The researchers divided issues into those concerned with fellowship (wealth distribution, immigration), and those concerned with morality (gay rights, abortion). Conservatives envisaged a Jesus with views close to their own on morality issues; but they recognised that the man who gave all his possessions to the poor would probably have advocated more progressive taxation policies than those of the Republican party. Conversely, liberals saw Jesus as having similar views as themselves on fellowship issues but they believed his views on gay rights would be to the right of their own.
The social psychologist Leon Festinger coined the term “cognitive dissonance” for the discomfort felt when we recognise conflict between our ideas and perceptions. He proposed that we tend to reduce conflict by altering our view of reality. This process of “dissonance reduction” (“I didn’t want that job anyway”) has been used down the centuries to reduce the conflict between a person’s religious convictions and their actions.
…Ross and his colleagues suggest that dissonance reduction takes place not only within the individual, but as a collective enterprise. Preachers, politicians and co-believers tend to emphasise and de-emphasise different aspects of the Christian canon; so conservative Americans study the Old Testament with its homophobic rhetoric and eye-for-an-eye morality, whereas liberals look to the New Testament Jesus who was sympathetic to the poor and the meek.

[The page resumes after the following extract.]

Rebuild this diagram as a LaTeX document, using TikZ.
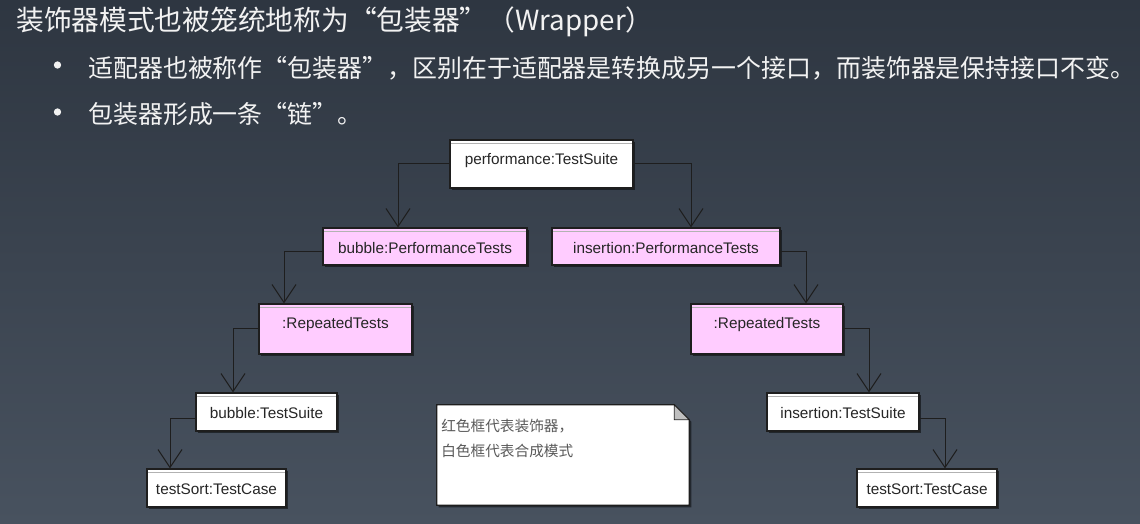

When the majority of us who are not apocalyptics (i.e. stark, raving mad) talk about ethics, we make a number of presuppositions. When we discuss what we think is the best way to live, we take for granted the idea of a world with a future; a stable, enduring society requiring maintenance; human flourishing within the course of a normal lifespan. These things are both expected and desired, so much so that, when presented with an alternative ethical vision that neither desires nor expects such things, we simply refuse to believe our lying eyes while ignoring the little twinge of conscience that warns us how something doesn’t feel right here.
How many times does Jesus have to talk about the kingdom of heaven, not earthly society, being the place where the poor and the meek will finally receive their due? How many times does he have to tell his audience that they will live to see the Son of Man coming in all his glory? Your attempts to ferret out his likely position on city zoning laws and office etiquette are doomed to be stillborn. You were speaking a different language from the very start. He did not care about the things you care about. He did not want the things you want. He looked forward to the violent end of the world, and all his values were informed by that desire. There is no further conversation to be had with him. Some men you just can’t reach.